NaHCO3 = Na+ + HC03-
HCl = H+ + Cl-
NaCl + H2C03
Note that a strong acid, hydrochloric acid, is converted into a weak acid, carbonic acid.
c. Intracellular buffering is accomplished largely by protein. Although protein buffers affect primarily the intracellular environment, they can help stabilized the extracellular fluid pH. This is accomplished by transporting hydrogen ion into cells where it can be buffered by the protein. Especially important in this regard is the Hemoglobin system found in erythrocytes. During the conversion of carbon dioxide into carbonic acid inside of the RBC, hydrogen ion that is produced is buffered by the hemoglobin molecule.
Buffers represent the first line of defense against pH change. The large amount of bicarbonate found in the plasma creates an effective alkali reserve to protect against a decrease in pH.
2. Respiratory control - Respiratory control of pH can be exerted by controlling the levels of carbon dioxide in the plasma. Carbon dioxide equates to hydrogen ion via the formation of carbonic acid. If respiration rate is increased carbon dioxide will be decreased, hydrogen ion will be decreased, and pH will increase. If respiration rate is decreased then carbon dioxide increases, hydrogen ion increases, and pH decreases.

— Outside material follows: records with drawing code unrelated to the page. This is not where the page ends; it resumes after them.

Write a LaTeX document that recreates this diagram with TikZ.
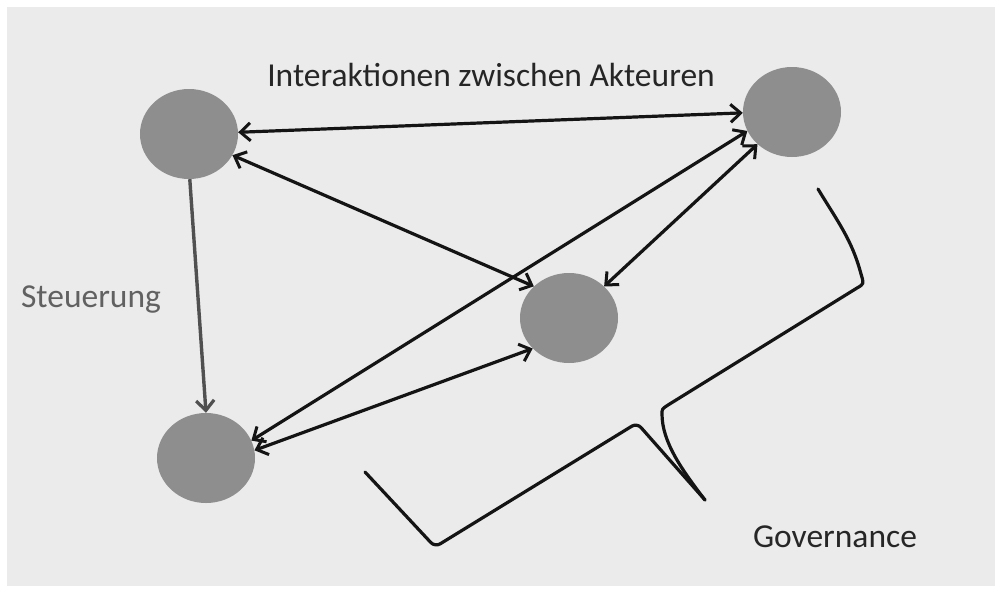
\documentclass[tikz,border=0pt]{standalone}
\usepackage{fontspec}
\setmainfont{Carlito}
\usetikzlibrary{arrows.meta,shapes.geometric}
\definecolor{panel}{HTML}{EBEBEB}
\definecolor{actor}{HTML}{8E8E8E}
\definecolor{darktext}{HTML}{262626}
\definecolor{steer}{HTML}{505050}
\tikzset{
  actornode/.style={ellipse, fill=actor, minimum width=98pt, minimum height=90pt, inner sep=0pt},
  link/.style={line width=3.2pt, draw=black!92, {Straight Barb[length=10pt,width=18pt,line width=3pt]}-{Straight Barb[length=10pt,width=18pt,line width=3pt]}},
  steerlink/.style={line width=3.4pt, draw=steer, -{Straight Barb[length=10pt,width=18pt,line width=3.2pt]}},
  label/.style={font=\fontsize{33.5}{38}\selectfont, inner sep=0pt},
  bracestyle/.style={line width=3.2pt, draw=black!92, line cap=round, line join=round}
}
\begin{document}
\begin{tikzpicture}[x=1pt,y=-1pt]
\useasboundingbox (0,0) rectangle (995,590);
\fill[white] (0,0) rectangle (995,590);
\fill[panel] (7,7) rectangle (995,586);

\node[actornode] (A) at (189,134) {};
\node[actornode] (B) at (792,112) {};
\node[actornode] (C) at (569,318) {};
\node[actornode] (D) at (206,458) {};

\node[label, text=darktext] (lint) at (491,75) {Interaktionen zwischen Akteuren};
\node[label, text=steer!90] (lsteer) at (91,300) {Steuerung};
\node[label, text=darktext] (lgov) at (835,537) {Governance};

\draw[link] (A.2) -- (B.181);
\draw[link] (A.-26) -- (C.138);
\draw[link] (D.21) -- (B.203);
\draw[link] (C.42) -- (B.223);
\draw[link] (D.9) -- (C.220);
\draw[steerlink] (A.-89) -- (D.90);

\draw[bracestyle, rounded corners=6pt]
  (365,472) -- (435,547) -- (637,423) -- (705,500);
\draw[bracestyle]
  (705,500) .. controls (682,470) and (662,442) .. (662,414)
  .. controls (662,409) .. (668,405) -- (857,288)
  .. controls (864,284) .. (861,274)
  .. controls (852,240) and (838,222) .. (818,189);
\end{tikzpicture}
\end{document}
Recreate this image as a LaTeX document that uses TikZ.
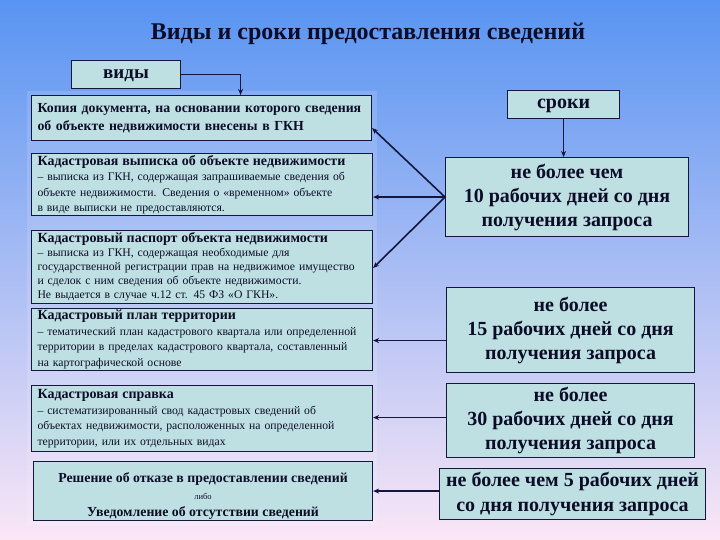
\documentclass[tikz,border=0pt]{standalone}
\usepackage{fontspec}
\setmainfont{Liberation Serif}
\usetikzlibrary{arrows.meta,calc}
\definecolor{bgtop}{RGB}{88,148,242}
\definecolor{bgmid}{RGB}{160,195,240}
\definecolor{bgbot}{RGB}{250,230,246}
\definecolor{boxfill}{RGB}{190,224,226}
\definecolor{edge}{RGB}{20,22,60}
\definecolor{ink}{RGB}{12,12,40}
\tikzset{
  kbox/.style={draw=edge,line width=1.1pt,fill=boxfill,text=ink,anchor=north west,inner xsep=6pt,inner ysep=0pt},
  lbox/.style={kbox,align=left,minimum width=341pt,text width=329pt},
  rbox/.style={kbox,align=center,font=\bfseries\fontsize{20}{24}\selectfont},
  arr/.style={draw=edge,line width=1.6pt,-{Stealth[length=6pt,width=5pt]}},
}
\newcommand{\hd}[1]{{\bfseries\fontsize{14}{15}\selectfont #1}}
\begin{document}
\begin{tikzpicture}[x=1pt,y=-1pt]
\shade[top color=bgtop,middle color=bgmid,bottom color=bgbot,shading angle=0] (0,0) rectangle (720,540);
\useasboundingbox (0,0) rectangle (720,540);
\fill[white,opacity=0.13] (27,91) rectangle (377,525);
\node[text=ink,font=\bfseries\fontsize{24}{28}\selectfont] (title) at (368,34) {Виды и сроки предоставления сведений};
% left column
\node[kbox,minimum width=109pt,minimum height=28pt,align=center,font=\bfseries\fontsize{19}{20}\selectfont,text depth=1pt] (vidy) at (71,60) {виды};
\node[lbox,minimum width=340pt,minimum height=45pt,text width=328pt,font=\bfseries\fontsize{13.8}{18}\selectfont] (kopia) at (31,95) {Копия документа, на основании которого сведения\\об объекте недвижимости внесены в ГКН};
\node[lbox,minimum height=62pt,font=\fontsize{11.7}{15.5}\selectfont] (vyp) at (31,153) {\hd{Кадастровая выписка об объекте недвижимости}\\
– выписка из ГКН, содержащая запрашиваемые сведения об\\объекте недвижимости. Сведения о «временном» объекте\\в виде выписки не предоставляются.};
\node[lbox,minimum height=73pt,font=\fontsize{11.7}{14}\selectfont] (pasp) at (31,230) {\hd{Кадастровый паспорт объекта недвижимости}\\
– выписка из ГКН, содержащая необходимые для\\государственной регистрации прав на недвижимое имущество\\и сделок с ним сведения об объекте недвижимости.\\Не выдается в случае ч.12 ст. 45 ФЗ «О ГКН».};
\node[lbox,minimum height=62pt,font=\fontsize{11.7}{15.5}\selectfont] (plan) at (31,308) {\hd{Кадастровый план территории}\\
– тематический план кадастрового квартала или определенной\\территории в пределах кадастрового квартала, составленный\\на картографической основе};
\node[lbox,minimum height=66pt,font=\fontsize{11.7}{15.5}\selectfont] (spr) at (31,385) {\hd{Кадастровая справка}\\
– систематизированный свод кадастровых сведений об\\объектах недвижимости, расположенных на определенной\\территории, или их отдельных видах};
\node[kbox,minimum width=339pt,minimum height=59pt] (resh) at (33,461) {};
\node[text=ink,align=center,font=\fontsize{13.8}{17}\selectfont,inner sep=0pt] (reshtxt) at ([yshift=-5pt]resh.center) {{\bfseries Решение об отказе в предоставлении сведений}\\
{\fontsize{8.5}{10}\selectfont либо}\\
{\bfseries Уведомление об отсутствии сведений}};
% right column
\node[kbox,minimum width=112pt,minimum height=28pt,align=center,font=\bfseries\fontsize{20}{22}\selectfont,text depth=1pt] (sroki) at (507,90) {сроки};
\node[rbox,minimum width=243pt,minimum height=79pt] (t10) at (445,157) {не более чем\\10 рабочих дней со дня\\получения запроса};
\node[rbox,minimum width=248pt,minimum height=85pt] (t15) at (446,287) {не более\\15 рабочих дней со дня\\получения запроса};
\node[rbox,minimum width=248pt,minimum height=74pt] (t30) at (446,383) {не более\\30 рабочих дней со дня\\получения запроса};
\node[rbox,minimum width=266pt,minimum height=51pt,font=\bfseries\fontsize{20}{25}\selectfont] (t5) at (439,468) {не более чем 5 рабочих дней\\со дня получения запроса};
% connectors
\draw[arr] (vidy.east) -| ([xshift=39pt]kopia.north);
\draw[arr] (sroki.south) -- (sroki.south |- t10.north);
\draw[arr] (t10.west) -- ([yshift=-10pt]kopia.east);
\draw[arr] (t10.west) -- (vyp.east |- t10.west);
\draw[arr] (t10.west) -- ([yshift=-1pt]pasp.east);
\draw[arr] ([yshift=-1pt]plan.east -| t15.west) -- ([yshift=-1pt]plan.east);
\draw[arr,line width=1.1pt] ([yshift=1pt]spr.east -| t30.west) -- ([yshift=1pt]spr.east);
\draw[arr] (resh.east -| t5.west) -- (resh.east);
\end{tikzpicture}
\end{document}
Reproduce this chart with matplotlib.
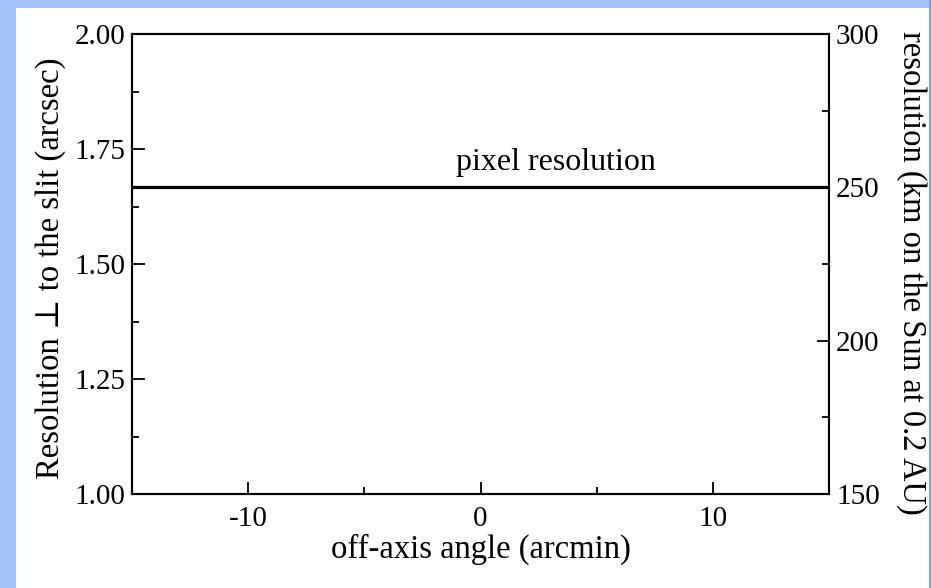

3. Urinary control - The kidney is the last major means of regulating pH. The kidney can secrete excess hydrogen ions and recover bicarbonate thereby raising the pH of the plasma. In times of alkalosis, the kidney has the ability to excrete bicarbonate and retain hydrogen ions, thereby bringing down the plasma pH.
E. Acidosis and alkalosis - Loss of pH homeostasis results in acidosis or alkalosis.
1. Normal plasma pH is 7.4. Acidosis begins at 7.2. A drop to 6.8 will result in death if not corrected quickly. An increase to 7.6 results in alkalosis.
2. Acidosis is usually either due to metabolic or respiratory causes. Metabolic acidosis results when more acid end product is produced than the homeostatic mechanisms can handle (as in diabetes mellitus or heavy exercise), or, when there is a failure in one of the pH maintenance mechanisms (as in kidney failure). Another cause can be severe diarrhea. Here large amounts of bicarbonate are lost from the digestive tract. These molecules are normally reabsorbed and their loss results in acidification.
3. Metabolic alkalosis can result from the ingestion of alkaline material, loss of body acid such as occurs in acute vomiting, or reduced volumes of extracellular fluids. When the latter occurs the kidney begins to increase sodium reabsorption in order to restore ECF volume. This reabsorption of sodium occurs in the distal tubules in exchange for hydrogen ion. Therefore hydrogen ion levels become quite low and alkalosis results. Respiratory alkalosis may occur during hyperventilation.